[Records with drawing code]
===============
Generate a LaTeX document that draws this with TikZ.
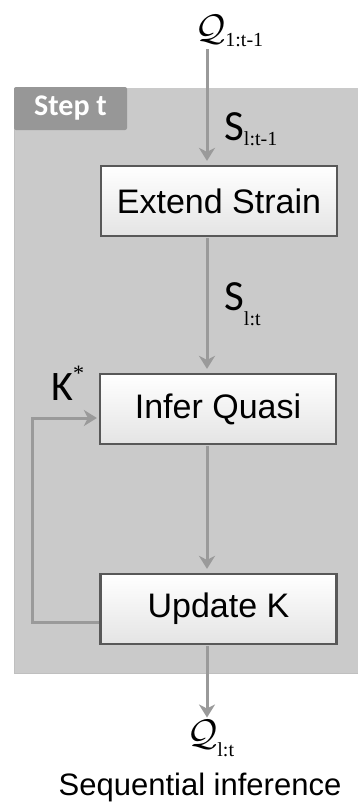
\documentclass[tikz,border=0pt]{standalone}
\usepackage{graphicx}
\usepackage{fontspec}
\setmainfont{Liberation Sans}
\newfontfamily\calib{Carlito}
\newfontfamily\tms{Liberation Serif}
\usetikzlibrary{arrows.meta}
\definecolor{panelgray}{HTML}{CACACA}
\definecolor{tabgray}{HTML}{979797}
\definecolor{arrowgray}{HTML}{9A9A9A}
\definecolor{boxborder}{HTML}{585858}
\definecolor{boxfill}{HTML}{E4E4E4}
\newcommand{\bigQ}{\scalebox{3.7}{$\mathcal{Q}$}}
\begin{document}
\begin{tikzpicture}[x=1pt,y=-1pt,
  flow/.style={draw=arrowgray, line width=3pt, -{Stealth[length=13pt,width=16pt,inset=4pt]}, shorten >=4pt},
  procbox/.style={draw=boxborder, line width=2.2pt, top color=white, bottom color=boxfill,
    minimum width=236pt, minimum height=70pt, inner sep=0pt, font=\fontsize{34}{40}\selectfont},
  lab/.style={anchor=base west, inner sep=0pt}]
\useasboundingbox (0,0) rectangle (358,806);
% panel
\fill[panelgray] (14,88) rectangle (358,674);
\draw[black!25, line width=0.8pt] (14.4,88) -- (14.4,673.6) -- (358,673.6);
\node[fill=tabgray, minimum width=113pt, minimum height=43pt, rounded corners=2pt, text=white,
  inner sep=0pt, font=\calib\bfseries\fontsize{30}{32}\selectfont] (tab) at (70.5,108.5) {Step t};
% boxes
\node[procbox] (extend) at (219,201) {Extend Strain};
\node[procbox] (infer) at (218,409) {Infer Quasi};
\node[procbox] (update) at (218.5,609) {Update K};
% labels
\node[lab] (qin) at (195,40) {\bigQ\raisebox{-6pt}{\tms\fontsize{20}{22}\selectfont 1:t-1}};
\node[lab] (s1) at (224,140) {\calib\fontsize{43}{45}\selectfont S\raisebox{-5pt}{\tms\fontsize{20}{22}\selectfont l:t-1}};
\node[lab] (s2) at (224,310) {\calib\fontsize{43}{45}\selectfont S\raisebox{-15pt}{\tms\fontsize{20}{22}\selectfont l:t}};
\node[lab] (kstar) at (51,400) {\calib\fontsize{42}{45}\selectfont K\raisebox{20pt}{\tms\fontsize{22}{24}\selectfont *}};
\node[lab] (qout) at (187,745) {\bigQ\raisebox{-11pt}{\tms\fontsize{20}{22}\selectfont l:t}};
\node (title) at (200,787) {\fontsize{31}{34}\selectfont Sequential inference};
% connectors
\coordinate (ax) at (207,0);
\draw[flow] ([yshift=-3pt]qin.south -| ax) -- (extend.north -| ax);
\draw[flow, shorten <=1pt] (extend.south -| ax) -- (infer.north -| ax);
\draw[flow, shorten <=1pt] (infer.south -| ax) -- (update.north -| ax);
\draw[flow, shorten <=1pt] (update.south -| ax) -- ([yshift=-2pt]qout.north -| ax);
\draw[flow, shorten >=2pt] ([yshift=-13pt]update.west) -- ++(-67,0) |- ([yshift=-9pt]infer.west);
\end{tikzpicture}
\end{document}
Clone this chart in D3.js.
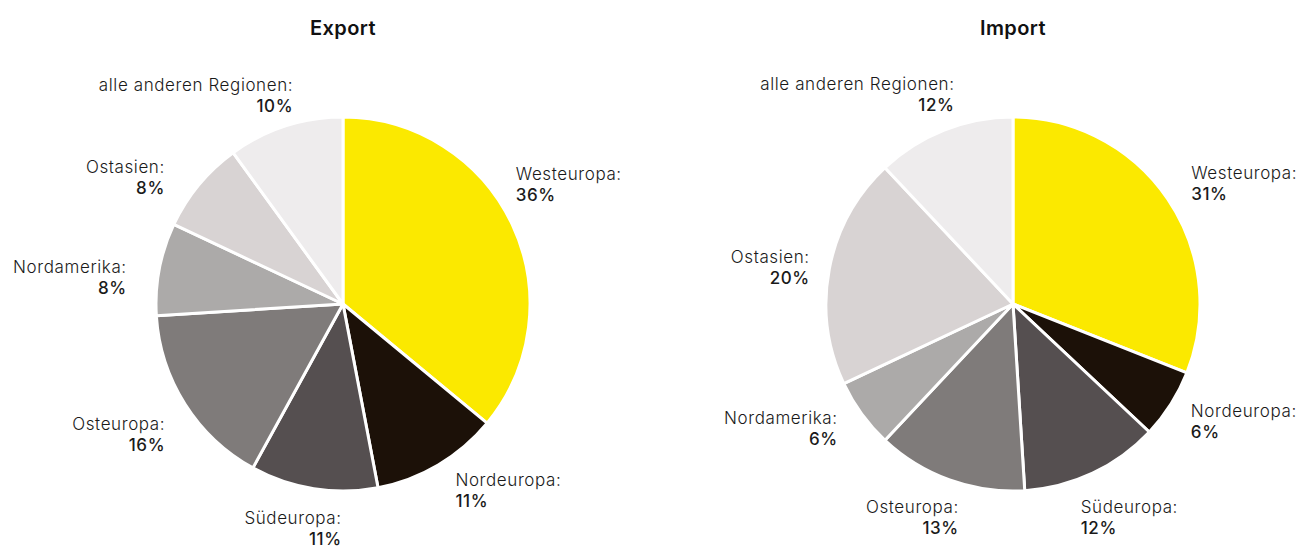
===============
Stated goal
Working from the lines above, reproduce the material exactly and exclude its pictures.

Correct answer
Generate a LaTeX document that draws this with TikZ.
\documentclass[tikz,border=0pt]{standalone}
\usepackage{graphicx}
\usepackage{fontspec}
\setmainfont{Liberation Sans}
\newfontfamily\calib{Carlito}
\newfontfamily\tms{Liberation Serif}
\usetikzlibrary{arrows.meta}
\definecolor{panelgray}{HTML}{CACACA}
\definecolor{tabgray}{HTML}{979797}
\definecolor{arrowgray}{HTML}{9A9A9A}
\definecolor{boxborder}{HTML}{585858}
\definecolor{boxfill}{HTML}{E4E4E4}
\newcommand{\bigQ}{\scalebox{3.7}{$\mathcal{Q}$}}
\begin{document}
\begin{tikzpicture}[x=1pt,y=-1pt,
  flow/.style={draw=arrowgray, line width=3pt, -{Stealth[length=13pt,width=16pt,inset=4pt]}, shorten >=4pt},
  procbox/.style={draw=boxborder, line width=2.2pt, top color=white, bottom color=boxfill,
    minimum width=236pt, minimum height=70pt, inner sep=0pt, font=\fontsize{34}{40}\selectfont},
  lab/.style={anchor=base west, inner sep=0pt}]
\useasboundingbox (0,0) rectangle (358,806);
% panel
\fill[panelgray] (14,88) rectangle (358,674);
\draw[black!25, line width=0.8pt] (14.4,88) -- (14.4,673.6) -- (358,673.6);
\node[fill=tabgray, minimum width=113pt, minimum height=43pt, rounded corners=2pt, text=white,
  inner sep=0pt, font=\calib\bfseries\fontsize{30}{32}\selectfont] (tab) at (70.5,108.5) {Step t};
% boxes
\node[procbox] (extend) at (219,201) {Extend Strain};
\node[procbox] (infer) at (218,409) {Infer Quasi};
\node[procbox] (update) at (218.5,609) {Update K};
% labels
\node[lab] (qin) at (195,40) {\bigQ\raisebox{-6pt}{\tms\fontsize{20}{22}\selectfont 1:t-1}};
\node[lab] (s1) at (224,140) {\calib\fontsize{43}{45}\selectfont S\raisebox{-5pt}{\tms\fontsize{20}{22}\selectfont l:t-1}};
\node[lab] (s2) at (224,310) {\calib\fontsize{43}{45}\selectfont S\raisebox{-15pt}{\tms\fontsize{20}{22}\selectfont l:t}};
\node[lab] (kstar) at (51,400) {\calib\fontsize{42}{45}\selectfont K\raisebox{20pt}{\tms\fontsize{22}{24}\selectfont *}};
\node[lab] (qout) at (187,745) {\bigQ\raisebox{-11pt}{\tms\fontsize{20}{22}\selectfont l:t}};
\node (title) at (200,787) {\fontsize{31}{34}\selectfont Sequential inference};
% connectors
\coordinate (ax) at (207,0);
\draw[flow] ([yshift=-3pt]qin.south -| ax) -- (extend.north -| ax);
\draw[flow, shorten <=1pt] (extend.south -| ax) -- (infer.north -| ax);
\draw[flow, shorten <=1pt] (infer.south -| ax) -- (update.north -| ax);
\draw[flow, shorten <=1pt] (update.south -| ax) -- ([yshift=-2pt]qout.north -| ax);
\draw[flow, shorten >=2pt] ([yshift=-13pt]update.west) -- ++(-67,0) |- ([yshift=-9pt]infer.west);
\end{tikzpicture}
\end{document}
Clone this chart in D3.js.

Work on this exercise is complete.